#### Exercise objective
In the listing below, pick out lines with "using".

Plotting code records:
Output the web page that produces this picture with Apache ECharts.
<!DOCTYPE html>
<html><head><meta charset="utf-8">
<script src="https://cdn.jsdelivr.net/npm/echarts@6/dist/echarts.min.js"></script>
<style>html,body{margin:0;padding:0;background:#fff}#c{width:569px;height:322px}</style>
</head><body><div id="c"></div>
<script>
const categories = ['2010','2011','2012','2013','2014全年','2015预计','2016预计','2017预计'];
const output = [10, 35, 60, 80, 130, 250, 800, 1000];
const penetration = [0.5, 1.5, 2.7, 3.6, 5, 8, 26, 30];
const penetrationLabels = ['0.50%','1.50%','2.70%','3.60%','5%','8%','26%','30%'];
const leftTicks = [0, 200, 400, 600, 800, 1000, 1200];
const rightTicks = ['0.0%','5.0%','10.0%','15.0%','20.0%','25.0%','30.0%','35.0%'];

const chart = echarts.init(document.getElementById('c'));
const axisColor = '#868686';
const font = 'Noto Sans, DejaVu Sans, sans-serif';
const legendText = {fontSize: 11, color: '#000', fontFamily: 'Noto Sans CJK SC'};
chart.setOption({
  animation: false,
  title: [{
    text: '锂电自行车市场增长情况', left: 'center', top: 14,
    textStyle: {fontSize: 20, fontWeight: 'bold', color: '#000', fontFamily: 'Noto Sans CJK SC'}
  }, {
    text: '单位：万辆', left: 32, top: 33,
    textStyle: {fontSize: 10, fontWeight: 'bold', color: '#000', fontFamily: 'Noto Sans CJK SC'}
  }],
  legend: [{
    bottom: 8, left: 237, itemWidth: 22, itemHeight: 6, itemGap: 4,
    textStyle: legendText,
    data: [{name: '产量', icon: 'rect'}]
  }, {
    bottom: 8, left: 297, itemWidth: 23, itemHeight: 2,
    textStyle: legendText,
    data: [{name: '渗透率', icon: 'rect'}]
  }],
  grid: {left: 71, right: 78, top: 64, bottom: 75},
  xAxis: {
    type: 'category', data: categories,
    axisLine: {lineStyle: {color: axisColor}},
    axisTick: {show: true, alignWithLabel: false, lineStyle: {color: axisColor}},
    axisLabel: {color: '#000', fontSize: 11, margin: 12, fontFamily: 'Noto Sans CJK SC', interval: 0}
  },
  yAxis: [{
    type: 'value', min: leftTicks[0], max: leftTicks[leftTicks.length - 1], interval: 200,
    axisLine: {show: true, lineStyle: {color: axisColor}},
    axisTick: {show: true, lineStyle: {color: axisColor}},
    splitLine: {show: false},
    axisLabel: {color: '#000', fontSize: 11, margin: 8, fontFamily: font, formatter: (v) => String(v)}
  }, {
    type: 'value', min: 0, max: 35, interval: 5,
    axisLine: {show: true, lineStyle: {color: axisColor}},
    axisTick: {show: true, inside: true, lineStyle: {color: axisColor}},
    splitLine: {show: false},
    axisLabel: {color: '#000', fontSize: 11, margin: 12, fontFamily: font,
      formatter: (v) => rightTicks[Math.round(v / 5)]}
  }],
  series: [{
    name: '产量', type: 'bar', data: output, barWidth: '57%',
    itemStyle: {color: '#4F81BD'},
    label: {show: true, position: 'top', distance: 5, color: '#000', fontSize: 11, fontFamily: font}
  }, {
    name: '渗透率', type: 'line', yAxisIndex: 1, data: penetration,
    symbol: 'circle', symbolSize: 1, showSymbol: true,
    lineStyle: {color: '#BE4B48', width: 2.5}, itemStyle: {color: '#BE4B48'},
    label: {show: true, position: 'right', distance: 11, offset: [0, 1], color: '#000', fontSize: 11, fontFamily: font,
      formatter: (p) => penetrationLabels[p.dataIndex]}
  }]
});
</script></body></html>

---

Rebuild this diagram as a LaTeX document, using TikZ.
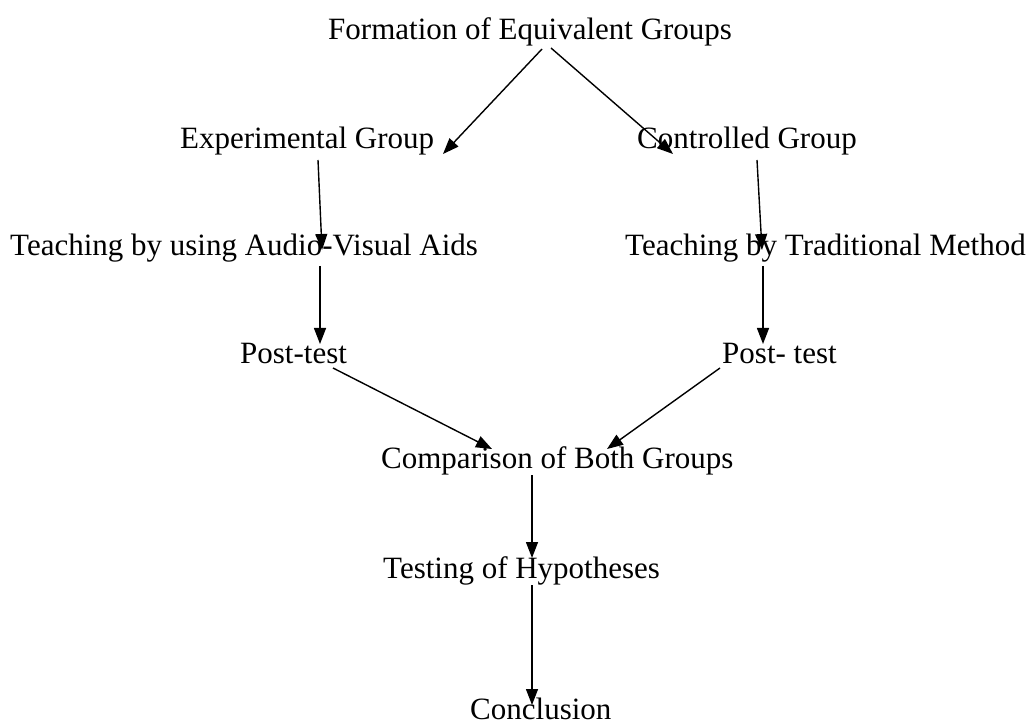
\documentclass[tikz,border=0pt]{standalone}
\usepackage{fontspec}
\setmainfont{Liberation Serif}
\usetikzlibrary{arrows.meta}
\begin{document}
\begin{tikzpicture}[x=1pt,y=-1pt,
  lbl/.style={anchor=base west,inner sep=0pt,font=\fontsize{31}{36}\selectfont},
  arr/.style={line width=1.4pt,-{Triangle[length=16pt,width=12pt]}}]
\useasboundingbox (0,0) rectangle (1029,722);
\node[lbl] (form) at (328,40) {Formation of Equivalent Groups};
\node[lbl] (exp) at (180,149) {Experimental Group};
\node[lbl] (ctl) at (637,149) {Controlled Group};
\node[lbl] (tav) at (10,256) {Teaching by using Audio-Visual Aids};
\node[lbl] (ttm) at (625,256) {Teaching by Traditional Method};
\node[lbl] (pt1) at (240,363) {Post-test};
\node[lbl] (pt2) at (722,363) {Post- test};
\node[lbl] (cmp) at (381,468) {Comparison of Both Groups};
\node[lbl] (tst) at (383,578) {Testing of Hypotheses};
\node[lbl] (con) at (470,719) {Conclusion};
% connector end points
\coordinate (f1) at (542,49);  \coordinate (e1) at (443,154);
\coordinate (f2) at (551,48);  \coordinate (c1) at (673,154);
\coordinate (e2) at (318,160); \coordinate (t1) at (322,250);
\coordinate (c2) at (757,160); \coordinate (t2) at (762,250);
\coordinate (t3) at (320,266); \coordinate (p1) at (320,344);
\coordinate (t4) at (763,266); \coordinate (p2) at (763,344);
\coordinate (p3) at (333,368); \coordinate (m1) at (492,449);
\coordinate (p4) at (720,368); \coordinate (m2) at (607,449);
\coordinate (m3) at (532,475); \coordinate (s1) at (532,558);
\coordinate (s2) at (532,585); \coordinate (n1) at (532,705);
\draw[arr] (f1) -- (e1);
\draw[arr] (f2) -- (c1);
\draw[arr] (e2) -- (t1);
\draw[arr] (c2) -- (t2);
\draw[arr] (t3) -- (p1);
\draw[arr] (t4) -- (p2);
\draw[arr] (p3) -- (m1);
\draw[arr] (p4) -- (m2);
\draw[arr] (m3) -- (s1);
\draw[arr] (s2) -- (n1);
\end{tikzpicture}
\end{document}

...

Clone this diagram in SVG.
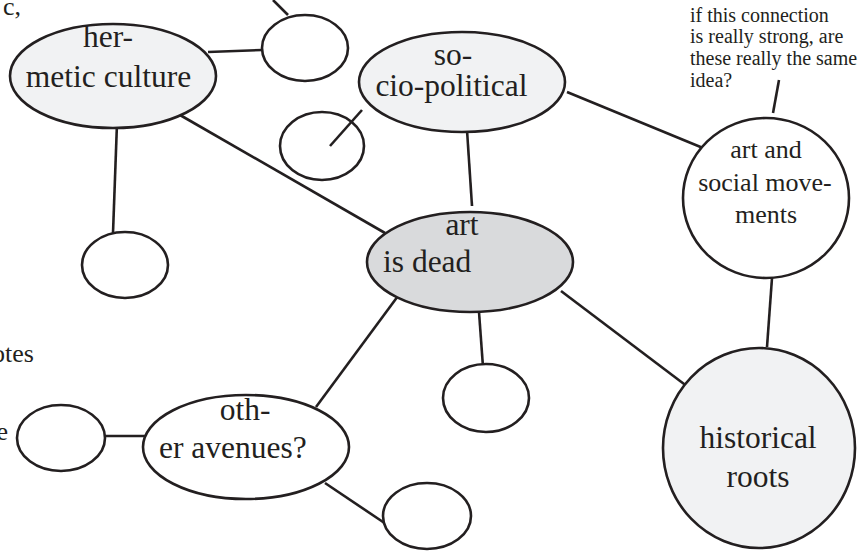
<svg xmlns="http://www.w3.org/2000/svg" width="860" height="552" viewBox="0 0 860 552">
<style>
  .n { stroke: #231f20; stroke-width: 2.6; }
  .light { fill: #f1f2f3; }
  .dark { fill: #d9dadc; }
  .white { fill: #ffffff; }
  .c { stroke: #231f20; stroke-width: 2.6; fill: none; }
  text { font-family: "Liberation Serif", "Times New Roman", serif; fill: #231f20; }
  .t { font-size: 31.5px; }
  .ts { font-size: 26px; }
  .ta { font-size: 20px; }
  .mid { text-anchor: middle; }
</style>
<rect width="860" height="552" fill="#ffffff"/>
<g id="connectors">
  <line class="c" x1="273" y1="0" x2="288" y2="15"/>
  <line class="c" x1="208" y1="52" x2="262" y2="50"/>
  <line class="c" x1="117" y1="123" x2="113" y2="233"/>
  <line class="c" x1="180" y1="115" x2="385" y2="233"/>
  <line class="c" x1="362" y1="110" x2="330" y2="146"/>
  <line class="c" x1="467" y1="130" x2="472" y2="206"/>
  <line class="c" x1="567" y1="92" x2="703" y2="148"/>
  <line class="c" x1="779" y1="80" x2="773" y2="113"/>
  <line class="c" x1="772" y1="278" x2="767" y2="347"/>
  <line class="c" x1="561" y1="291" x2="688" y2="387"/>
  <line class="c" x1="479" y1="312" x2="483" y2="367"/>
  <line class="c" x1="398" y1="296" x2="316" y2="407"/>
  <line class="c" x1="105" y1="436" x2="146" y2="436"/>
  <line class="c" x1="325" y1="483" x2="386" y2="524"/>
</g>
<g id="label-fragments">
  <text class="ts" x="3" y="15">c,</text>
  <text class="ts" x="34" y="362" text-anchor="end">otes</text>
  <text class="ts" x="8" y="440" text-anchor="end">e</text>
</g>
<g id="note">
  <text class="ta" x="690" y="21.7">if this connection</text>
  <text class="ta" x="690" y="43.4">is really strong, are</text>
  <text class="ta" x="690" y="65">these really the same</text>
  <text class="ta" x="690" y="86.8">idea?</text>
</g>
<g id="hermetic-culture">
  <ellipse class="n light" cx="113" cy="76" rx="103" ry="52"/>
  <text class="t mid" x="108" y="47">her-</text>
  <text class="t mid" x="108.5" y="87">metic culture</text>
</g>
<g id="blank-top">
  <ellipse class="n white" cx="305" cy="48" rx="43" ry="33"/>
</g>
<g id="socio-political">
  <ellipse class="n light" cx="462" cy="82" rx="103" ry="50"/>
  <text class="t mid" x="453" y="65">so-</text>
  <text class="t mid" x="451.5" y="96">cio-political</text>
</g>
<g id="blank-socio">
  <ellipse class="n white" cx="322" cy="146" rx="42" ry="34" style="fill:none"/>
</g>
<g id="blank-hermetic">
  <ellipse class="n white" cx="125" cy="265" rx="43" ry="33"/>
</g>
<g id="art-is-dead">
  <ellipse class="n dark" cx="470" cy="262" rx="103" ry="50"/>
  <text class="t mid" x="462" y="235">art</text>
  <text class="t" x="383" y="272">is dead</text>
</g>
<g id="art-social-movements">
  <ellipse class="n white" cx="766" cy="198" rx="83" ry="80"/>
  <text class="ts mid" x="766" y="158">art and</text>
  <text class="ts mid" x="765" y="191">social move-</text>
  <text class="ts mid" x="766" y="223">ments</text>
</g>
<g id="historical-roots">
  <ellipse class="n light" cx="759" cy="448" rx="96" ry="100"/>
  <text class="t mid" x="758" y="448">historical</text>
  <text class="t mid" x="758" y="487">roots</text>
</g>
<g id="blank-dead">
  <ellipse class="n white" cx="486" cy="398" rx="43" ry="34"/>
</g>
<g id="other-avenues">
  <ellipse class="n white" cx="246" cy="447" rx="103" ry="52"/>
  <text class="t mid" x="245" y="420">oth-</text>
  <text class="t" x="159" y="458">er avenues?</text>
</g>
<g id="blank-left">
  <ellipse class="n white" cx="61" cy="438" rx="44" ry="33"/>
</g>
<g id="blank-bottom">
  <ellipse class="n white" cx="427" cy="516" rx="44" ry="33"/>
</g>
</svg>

#### Complete response
Rebuild this diagram as a LaTeX document, using TikZ.
\node[lbl] (tav) at (10,256) {Teaching by using Audio-Visual Aids};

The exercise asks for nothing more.